What I suggest is that we look at the company – employee relationship in the same way as we look at personal relationships:

  • Dating – this is the initial period when the company assesses the employee and makes sure they do good work. The employee assesses the company and thinks about if his benefits are fair and he likes the work and goals.
  • Boyfriend / girlfriend – the company and employee have been together for six months or so and are starting to get serious. The company is not actively interviewing for replacements and the employee is not out looking for better job options. If some truly great opportunity comes along in either direction, it is generally acceptable for the company to lay off the employee or the employee to quit.
  • Husband / wife – the company and employee choose to be exclusive. This means that even if the company finds a better opportunity or the employee gets sick or something, that that person will stay on the team. If the employee gets offered a better job, he will stay committed to the company and building a long term relationship. Doing so removes the risk of trauma for both parties. It allows for focus on growth and doing what’s best for the team without worry or backstabbing or other issues.

Is the employee the single best person in the world for the job position the company has? Undoubtedly not – with 7 billion people to choose from there is certainly employees out there who are smarter, faster, cheaper, harder working, more focused… but the company would rather have a great employee marriage and not have the perfect person than face the trauma of losing that person. By the same token, there are millions of companies in the world and undoubtedly there is some company willing to pay higher, give more benefits, give more time off, provide a nicer boss … but the employee would rather have a great company marriage and miss out on the perfect job rather than face the trauma of being fired on a whim when productivity dips or when the company finds someone better.

Should all companies and all employees make a marriage commitment to one another? Of course not. It should only happen after working together for at least a year and getting to know each other very well. It should happen when the company believes the employee is a great fit, and when the employee believes the company is a great fit. This will happen with under a quarter of the employees at any given company.

Now the all important question of how to make this commitment? Should the manager of the company take the top employees to a church and get a priest to go through wedding vows? Should there be an exchanging of rings? Which finger should the ring go on? Is there a bachelor party? I am not entirely certain.

Published by

Joel Gross

Joel Gross is the CEO of Coalition Technologies.

12 thoughts on “Why Work Marriages Make Sense”

  1. I forgot who said this, but I love it – The trouble looms when monogamy is no longer a free expression of loyalty, but a form of enforced compliance…

    1. Hmmm… good point! Do you think a personal commitment counts as “enforced compliance”? That is what I am referring to here… not like a legal marriage where to quit your job you would need governmental permission. Thoughts?

  2. Nice idea but (obviously) not workable. A company can be compelled by a contract to keep an employee on the pay roll, or suffer a financial penalty, but a person can not be compelled to work for anyone as that would violate anti-slavery laws.

    1. Agreed… I am thinking in terms of a personal commitment. Although I guess you could have a work contract similar to what teachers sign (part of their pay is given after the work is completed during the summer if they fulfill their contract).
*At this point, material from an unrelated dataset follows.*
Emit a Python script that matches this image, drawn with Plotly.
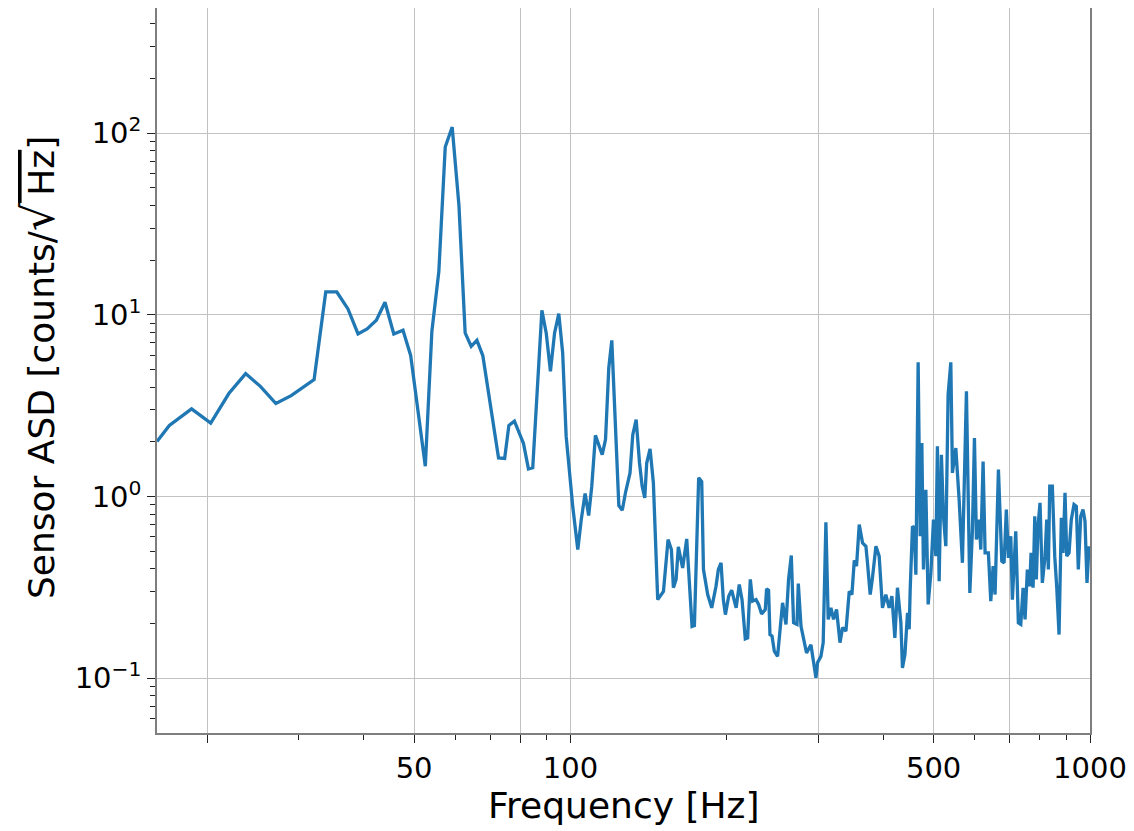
import math
import plotly.graph_objects as go

freq = [16.0, 16.9, 18.65, 20.3, 22.0, 23.7, 25.3, 27.1, 29.0, 32.1,
        33.8, 35.5, 37.3, 39.0, 40.6, 42.3, 43.95, 45.7, 47.6, 49.25,
        52.55, 54.1, 55.8, 57.4, 59.2, 61.0, 62.7, 64.4, 66.05, 67.8,
        72.7, 74.7, 76.1, 78.0, 81.2, 83.0, 84.6, 88.1, 89.8, 91.5,
        93.2, 94.95, 96.6, 98.1, 101.0, 103.3, 104.9, 106.7, 108.4, 109.9,
        111.7, 115.1, 116.8, 118.5, 120.1, 122.0, 123.9, 125.8, 127.6, 130.2,
        131.8, 133.8, 135.8, 137.4, 139.0, 140.2, 142.3, 144.4, 147.2, 151.0,
        154.1, 156.4, 157.8, 159.7, 161.3, 164.4, 167.4, 171.4, 173.2, 176.5,
        178.9, 180.3, 183.7, 187.0, 190.6, 192.6, 194.9, 196.9, 198.7, 201.6,
        204.3, 208.4, 211.3, 213.9, 217.0, 219.3, 221.9, 224.2, 227.6, 230.2,
        233.3, 237.1, 238.5, 240.6, 242.1, 244.3, 246.8, 250.4, 254.2, 256.0,
        259.9, 262.9, 266.1, 268.8, 272.9, 274.5, 277.8, 281.8, 284.7, 290.3,
        294.6, 296.8, 299.0, 303.4, 306.5, 310.2, 313.4, 317.2, 320.9, 325.2,
        330.2, 334.0, 339.0, 344.0, 348.1, 351.8, 355.3, 359.6, 364.9, 370.4,
        373.0, 377.5, 381.3, 387.2, 392.8, 398.6, 404.6, 410.6, 415.6, 421.1,
        426.0, 432.5, 435.5, 440.3, 445.4, 448.7, 450.7, 455.3, 458.7, 462.2,
        466.9, 471.1, 474.6, 478.0, 483.1, 488.1, 494.0, 499.7, 505.0, 508.5,
        512.4, 517.6, 522.3, 527.8, 533.2, 539.6, 543.5, 551.7, 559.9, 568.1,
        578.3, 587.1, 593.9, 599.2, 604.5, 611.7, 616.3, 622.6, 628.2, 637.4,
        644.2, 650.9, 656.6, 666.4, 676.4, 683.3, 690.2, 696.5, 703.9, 708.9,
        719.6, 728.0, 735.8, 743.4, 749.9, 757.6, 765.6, 770.1, 777.0, 782.9,
        788.3, 794.3, 801.3, 809.6, 819.4, 825.5, 831.4, 836.6, 846.3, 855.3,
        863.0, 871.8, 880.7, 887.4, 895.2, 902.1, 911.3, 920.4, 931.6, 941.2,
        949.5, 959.7, 969.4, 978.1, 986.8, 995.5]

asd = [2.01, 2.46, 3.04, 2.54, 3.69, 4.75, 4.04, 3.25, 3.59, 4.40,
       13.36, 13.36, 10.78, 7.85, 8.36, 9.33, 11.72, 7.85, 8.22, 5.97,
       1.47, 8.12, 17.35, 83.8, 108.0, 40.0, 7.95, 6.71, 7.24, 5.97,
       1.63, 1.62, 2.46, 2.60, 1.96, 1.42, 1.44, 10.59, 7.95, 4.89,
       7.95, 10.15, 6.17, 2.15, 0.884, 0.511, 0.747, 1.04, 0.786, 1.14,
       2.17, 1.70, 2.06, 5.10, 7.24, 2.77, 0.892, 0.841, 1.05, 1.35,
       2.19, 2.65, 1.53, 1.14, 0.984, 1.53, 1.83, 1.19, 0.271, 0.301,
       0.580, 0.511, 0.315, 0.350, 0.529, 0.405, 0.585, 0.193, 0.195, 1.27,
       1.21, 0.397, 0.289, 0.244, 0.321, 0.397, 0.432, 0.271, 0.224, 0.283,
       0.305, 0.244, 0.328, 0.271, 0.165, 0.167, 0.350, 0.266, 0.271, 0.255,
       0.226, 0.239, 0.311, 0.305, 0.174, 0.171, 0.141, 0.132, 0.229, 0.260,
       0.198, 0.350, 0.474, 0.202, 0.198, 0.332, 0.193, 0.157, 0.138, 0.153,
       0.114, 0.1006, 0.122, 0.132, 0.157, 0.722, 0.211, 0.244, 0.211, 0.239,
       0.157, 0.190, 0.182, 0.301, 0.289, 0.446, 0.414, 0.701, 0.556, 0.533,
       0.432, 0.289, 0.357, 0.533, 0.470, 0.244, 0.289, 0.244, 0.283, 0.167,
       0.315, 0.202, 0.114, 0.135, 0.229, 0.186, 0.308, 0.687, 0.673, 0.372,
       5.48, 0.605, 1.97, 0.397, 1.09, 0.255, 0.380, 0.747, 0.470, 1.89,
       0.342, 1.70, 0.779, 0.533, 3.64, 5.48, 1.35, 1.85, 0.96, 0.432,
       3.80, 0.295, 0.658, 2.10, 0.580, 0.747, 0.511, 1.56, 0.490, 0.490,
       0.266, 0.414, 0.289, 1.41, 0.441, 0.432, 0.848, 0.460, 0.605, 0.271,
       0.644, 0.202, 0.198, 0.315, 0.211, 0.397, 0.321, 0.490, 0.315, 0.779,
       0.350, 0.687, 0.923, 0.335, 0.470, 0.747, 0.397, 1.14, 1.14, 0.470,
       0.315, 0.174, 0.764, 0.490, 1.05, 0.470, 0.490, 0.747, 0.904, 0.884,
       0.397, 0.779, 0.848, 0.731, 0.335, 0.533]

x_major = [20, 50, 80, 100, 300, 500, 700, 1000]
x_major_text = ["", "50", "", "100", "", "500", "", "1000"]
x_minor = [30, 40, 60, 70, 90, 200, 400, 600, 800, 900]
y_major = [0.1, 1, 10, 100]
y_major_text = ["10<sup>−1</sup>", "10<sup>0</sup>", "10<sup>1</sup>", "10<sup>2</sup>"]
y_minor = [0.06, 0.07, 0.08, 0.09,
           0.2, 0.3, 0.4, 0.5, 0.6, 0.7, 0.8, 0.9,
           2, 3, 4, 5, 6, 7, 8, 9,
           20, 30, 40, 50, 60, 70, 80, 90,
           200, 300, 400]
x_lim = [16, 1000]
y_lim = [0.05, 488]
x_title = "Frequency [Hz]"
y_title = ("Sensor ASD [counts/<span style='font-size:44px'>√</span>"
           "<span style='text-decoration:overline'>\u2009Hz</span>]")

FONT = "DejaVu Sans"

fig = go.Figure()
fig.add_trace(go.Scatter(x=freq, y=asd, mode="lines",
                         line=dict(color="#1f77b4", width=3.3),
                         showlegend=False, hoverinfo="x+y"))

axis_common = dict(
    type="log", automargin=False,
    showline=True, linecolor="#7f7f7f", linewidth=1.5, mirror=True,
    showgrid=True, gridcolor="#c2c2c2", gridwidth=1.2,
    zeroline=False,
    ticks="outside", ticklen=8, tickwidth=1.3, tickcolor="#222222",
    tickfont=dict(family=FONT, size=29, color="black"),
    tickmode="array",
)

fig.update_xaxes(
    **axis_common,
    range=[math.log10(x_lim[0]), math.log10(x_lim[1])],
    tickvals=x_major, ticktext=x_major_text,
    minor=dict(tickmode="array", tickvals=x_minor, ticks="outside",
               ticklen=5, tickwidth=1.1, tickcolor="#222222", showgrid=False),
)
fig.update_yaxes(
    **axis_common,
    range=[math.log10(y_lim[0]), math.log10(y_lim[1])],
    tickvals=y_major, ticktext=y_major_text,
    minor=dict(tickmode="array", tickvals=y_minor, ticks="outside",
               ticklen=5, tickwidth=1.1, tickcolor="#222222", showgrid=False),
)

# the page body adds an 8 px offset; margins compensate for it
L, R, T, B = 149, 52, 0, 106
W, H = 1134, 831
pw, ph = W - L - R, H - T - B

fig.add_annotation(text=x_title, xref="paper", yref="paper",
                   x=0.5, y=((H - B) - 797) / ph, xanchor="center", yanchor="middle",
                   showarrow=False, font=dict(family=FONT, size=36, color="black"))
fig.add_annotation(text=y_title, xref="paper", yref="paper",
                   x=(30 - L) / pw, y=((H - B) - 360) / ph, xanchor="center", yanchor="middle",
                   textangle=-90, showarrow=False,
                   font=dict(family=FONT, size=36, color="black"))

fig.update_layout(
    width=W, height=H,
    margin=dict(l=L, r=R, t=T, b=B),
    paper_bgcolor="white", plot_bgcolor="white",
    font=dict(family=FONT, color="black"),
)

fig.write_html("out.html")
  3. Companies can’t be compelled to retain employees anymore than employees can be compelled to stay with a company, or two people can be compelled to stay together despite one of them wanting to leave the relationship. What they CAN be required to do is pay an enormous severance package, or ongoing support (“alimony”, if you will), as can an employee who leaves the contract. It happens pretty frequently with high-level executives—everybody’s heard of the golden parachute, but there are also contracts that some executives enter NOT to leave before a certain timeframe—the proverbial ‘golden handcuffs’.

    I think this analogy has other problems, but that’s not one of them.
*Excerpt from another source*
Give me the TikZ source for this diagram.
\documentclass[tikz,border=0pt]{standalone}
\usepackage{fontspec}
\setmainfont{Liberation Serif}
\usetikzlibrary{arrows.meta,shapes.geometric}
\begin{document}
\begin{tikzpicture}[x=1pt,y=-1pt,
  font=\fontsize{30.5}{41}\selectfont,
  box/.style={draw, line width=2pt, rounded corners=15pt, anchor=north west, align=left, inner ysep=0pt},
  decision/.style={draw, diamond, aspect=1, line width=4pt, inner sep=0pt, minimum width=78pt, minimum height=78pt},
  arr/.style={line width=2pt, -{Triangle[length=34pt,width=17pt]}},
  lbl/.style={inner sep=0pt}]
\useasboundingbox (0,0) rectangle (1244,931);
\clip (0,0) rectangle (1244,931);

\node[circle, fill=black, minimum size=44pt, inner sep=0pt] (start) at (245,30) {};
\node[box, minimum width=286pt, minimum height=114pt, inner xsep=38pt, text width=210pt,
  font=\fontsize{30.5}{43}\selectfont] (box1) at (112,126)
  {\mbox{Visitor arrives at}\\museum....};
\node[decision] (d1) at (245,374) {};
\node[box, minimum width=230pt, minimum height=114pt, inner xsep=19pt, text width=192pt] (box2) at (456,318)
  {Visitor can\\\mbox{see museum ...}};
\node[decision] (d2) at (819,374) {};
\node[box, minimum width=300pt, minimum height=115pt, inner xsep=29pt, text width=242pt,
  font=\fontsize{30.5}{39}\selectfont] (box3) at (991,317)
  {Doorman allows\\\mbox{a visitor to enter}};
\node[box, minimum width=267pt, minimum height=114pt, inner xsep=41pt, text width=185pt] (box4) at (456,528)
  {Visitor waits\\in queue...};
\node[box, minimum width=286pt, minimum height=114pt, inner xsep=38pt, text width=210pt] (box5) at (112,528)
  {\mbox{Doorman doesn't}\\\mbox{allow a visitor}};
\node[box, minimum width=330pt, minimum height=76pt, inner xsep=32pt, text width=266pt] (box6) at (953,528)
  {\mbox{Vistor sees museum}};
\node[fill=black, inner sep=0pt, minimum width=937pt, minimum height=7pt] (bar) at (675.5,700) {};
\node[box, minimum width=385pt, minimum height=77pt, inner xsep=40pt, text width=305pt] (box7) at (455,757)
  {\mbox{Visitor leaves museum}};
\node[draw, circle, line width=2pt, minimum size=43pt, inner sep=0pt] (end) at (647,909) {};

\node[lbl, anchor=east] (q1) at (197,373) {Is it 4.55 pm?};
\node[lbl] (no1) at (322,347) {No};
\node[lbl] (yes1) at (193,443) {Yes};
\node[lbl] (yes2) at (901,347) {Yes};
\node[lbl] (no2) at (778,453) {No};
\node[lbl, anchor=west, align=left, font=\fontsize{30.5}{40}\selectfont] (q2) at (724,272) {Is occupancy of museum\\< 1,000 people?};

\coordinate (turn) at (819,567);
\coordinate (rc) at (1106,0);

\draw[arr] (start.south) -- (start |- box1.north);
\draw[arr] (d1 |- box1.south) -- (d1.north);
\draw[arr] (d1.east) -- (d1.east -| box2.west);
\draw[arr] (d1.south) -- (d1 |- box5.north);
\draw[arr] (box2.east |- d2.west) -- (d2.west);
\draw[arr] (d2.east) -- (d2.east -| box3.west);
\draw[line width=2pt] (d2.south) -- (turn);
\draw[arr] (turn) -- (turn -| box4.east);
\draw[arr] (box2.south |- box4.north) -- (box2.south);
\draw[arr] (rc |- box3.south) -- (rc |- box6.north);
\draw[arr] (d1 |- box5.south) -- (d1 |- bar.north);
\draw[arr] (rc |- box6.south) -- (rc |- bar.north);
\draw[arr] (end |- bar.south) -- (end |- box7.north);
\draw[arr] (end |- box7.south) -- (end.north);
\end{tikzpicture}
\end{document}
    1. Hmmm… all the commentators so far seem to believe that I think this should be legally enforced. I was thinking more in terms of personal commitment… I guess I need to write more clearly! Thanks!
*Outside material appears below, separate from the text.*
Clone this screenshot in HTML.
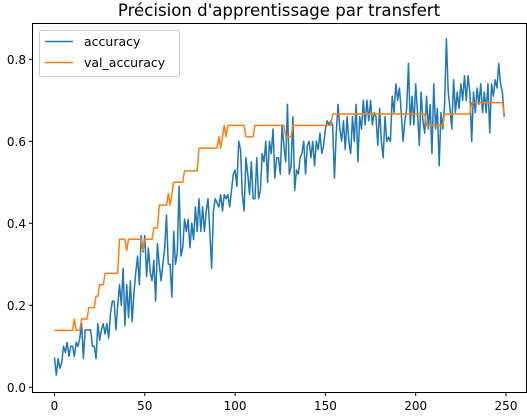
<!DOCTYPE html>
<html><head><meta charset="utf-8"><style>
body{margin:0;background:#fff}
svg{display:block;font-family:"DejaVu Sans","Liberation Sans",sans-serif}
</style></head><body>
<svg id="chart" width="527" height="416" viewBox="0 0 527 416" xmlns="http://www.w3.org/2000/svg">
<text x="279" y="16" text-anchor="middle" font-size="16.6">Précision d'apprentissage par transfert</text>
<rect x="32.5" y="23.5" width="494" height="369" fill="none" stroke="#000" stroke-width="1"/>
<g id="xticks"></g><g id="yticks"></g>
<polyline id="acc" fill="none" stroke="#1f77b4" stroke-width="1.5" stroke-linejoin="round"/>
<polyline id="val" fill="none" stroke="#ff7f0e" stroke-width="1.5" stroke-linejoin="round"/>
<g>
<rect x="39.5" y="30.5" width="140" height="46" rx="2" fill="#fff" fill-opacity="0.8" stroke="#ccc"/>
<line x1="45" y1="41.5" x2="73" y2="41.5" stroke="#1f77b4" stroke-width="1.5"/>
<text x="84" y="46" font-size="12.5">accuracy</text>
<line x1="45" y1="62.5" x2="73" y2="62.5" stroke="#ff7f0e" stroke-width="1.5"/>
<text x="84" y="67" font-size="12.5">val_accuracy</text>
</g>
</svg>
<script>
const accuracy=[.073,.03,.07,.046,.06,.1,.085,.11,.075,.1,.1,.075,.11,.1,.12,.155,.07,.14,.14,.14,
.14,.1,.1,.07,.155,.115,.14,.155,.13,.155,.12,.18,.21,.21,.14,.2,.25,.2,.29,.15,
.25,.17,.26,.16,.23,.28,.32,.25,.37,.33,.37,.27,.34,.28,.26,.31,.21,.35,.3,.26,
.3,.34,.42,.3,.3,.22,.38,.3,.33,.49,.32,.34,.41,.38,.41,.34,.4,.36,.44,.38,
.46,.38,.44,.38,.43,.46,.38,.29,.43,.46,.45,.44,.47,.43,.47,.46,.47,.44,.48,.52,
.53,.49,.6,.58,.47,.43,.56,.52,.47,.55,.46,.46,.56,.46,.48,.57,.55,.6,.5,.6,
.57,.63,.51,.56,.56,.52,.64,.59,.55,.69,.52,.54,.66,.48,.53,.52,.56,.57,.6,.52,
.59,.6,.56,.6,.54,.6,.58,.62,.57,.59,.63,.65,.64,.65,.64,.51,.62,.69,.63,.6,
.65,.58,.66,.6,.57,.66,.6,.69,.55,.66,.63,.7,.64,.7,.65,.7,.64,.67,.66,.59,
.68,.6,.56,.66,.6,.61,.6,.71,.67,.74,.7,.73,.67,.6,.65,.68,.79,.64,.71,.64,
.74,.67,.59,.72,.65,.62,.71,.63,.69,.57,.74,.63,.68,.54,.67,.63,.69,.85,.72,.68,
.63,.75,.67,.72,.68,.74,.7,.76,.7,.76,.72,.6,.72,.67,.73,.69,.74,.67,.72,.67,
.74,.62,.74,.71,.75,.73,.79,.74,.72,.66];
const valSteps=[[0,5],[11,6],[12,5],[15,6],[19,7],[23,8],[25,9],[28,10],[36,13],[40,12],[41,13],[49,12],[50,13],[55,14],[58,16],[63,17],[64,16],[65,17],[66,18],[72,19],[80,21],[91,22],[92,21],[93,22],[94,23],[95,22],[96,23],[106,22],[111,23],[128,22],[132,23],[154,24],[206,23],[216,24],[231,25],[249,24]];
const valDenominator=36;
const xTicks=[0,50,100,150,200,250];
const yTicks=[0.0,0.2,0.4,0.6,0.8];
const yLabels=["0.0","0.2","0.4","0.6","0.8"];
const N=accuracy.length;
const valAccuracy=[];
for(let i=0;i<N;i++){let c=5;for(const s of valSteps){if(i>=s[0])c=s[1];}valAccuracy.push(c/valDenominator);}
const xs=i=>54.5+i*(506-54.5)/250;
const ys=v=>387.3-v*410;
const NS="http://www.w3.org/2000/svg";
document.getElementById('acc').setAttribute('points',accuracy.map((v,i)=>xs(i).toFixed(2)+','+ys(v).toFixed(2)).join(' '));
document.getElementById('val').setAttribute('points',valAccuracy.map((v,i)=>xs(i).toFixed(2)+','+ys(v).toFixed(2)).join(' '));
const xg=document.getElementById('xticks');
xTicks.forEach(t=>{
 const l=document.createElementNS(NS,'line');
 
 
 l.setAttribute('x1',xs(t));l.setAttribute('x2',xs(t));l.setAttribute('y1',392.5);l.setAttribute('y2',396);l.setAttribute('stroke','#000');
 xg.appendChild(l);
 const tx=document.createElementNS(NS,'text');
 
 
 tx.setAttribute('x',xs(t));tx.setAttribute('y',410);tx.setAttribute('text-anchor','middle');tx.setAttribute('font-size','12');
 tx.textContent=t;xg.appendChild(tx);
});
const yg=document.getElementById('yticks');
yTicks.forEach((t,k)=>{
 const l=document.createElementNS(NS,'line');
 
 
 l.setAttribute('x1',29);l.setAttribute('x2',32.5);l.setAttribute('y1',ys(t));l.setAttribute('y2',ys(t));l.setAttribute('stroke','#000');
 yg.appendChild(l);
 const tx=document.createElementNS(NS,'text');
 
 
 tx.setAttribute('x',26);tx.setAttribute('y',ys(t)+4.5);tx.setAttribute('text-anchor','end');tx.setAttribute('font-size','12');
 tx.textContent=yLabels[k];yg.appendChild(tx);
});
</script>
</body></html>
      1. This was supposed to be a reply to James’ comment. I didn’t read this post as an inclination to make it legally enforceable outside the bounds of contract law.

  4. Someone from hackernews pointed out, and I agree, that the marriage relationship you propose actually describes the “Clueless” layer proposed by “The Gervais Principle of Organizations” (see http://www.ribbonfarm.com/2009/10/07/the-gervais-principle-or-the-office-according-to-the-office/). We can all agree that belonging to the Clueless layer is highly undesirable:

    “The Clueless are the ones who lack the competence to circulate freely through the economy (unlike Sociopaths and Losers), and build up a perverse sense of loyalty to the firm, even when events make it abundantly clear that the firm is not loyal to them. To sustain themselves, they must be capable of fashioning elaborate delusions based on idealized notions of the firm”.

    1. I saw that comment too and it was right on point for the majority of companies, especially publicly held companies that are required by law to act that way. This was more of a personal article about how I want to act within my wholly owned company (CoalitionTechnologies.com).

  5. PS: all companies are, by definition, disloyal to the clueless, though of course the sociopathic leadership will go through great effort to hide this fact of corporate life.

    1. Interesting. What about a company that is 100% owned by an individual who is committed to this idea? I guess that person could die and leave the company to someone who disagreed…

  6. Joel, I think this article is interesting and true on many levels. I think some people didint really understand what you were trying to say. Most commentators are pointing out “legal” matters whereas you are talking more about a personal commitment thing. The truth today is that no one is “really” commited to anything anymore, whether its in a personal relationship or a professional one. Hence why the divorce rate is close to 70% and companies firing employees faster than you can blink. So in conclusion you should do whatever makes you happy and gives you more enjoyment in life. Whether its in a personal life or your career!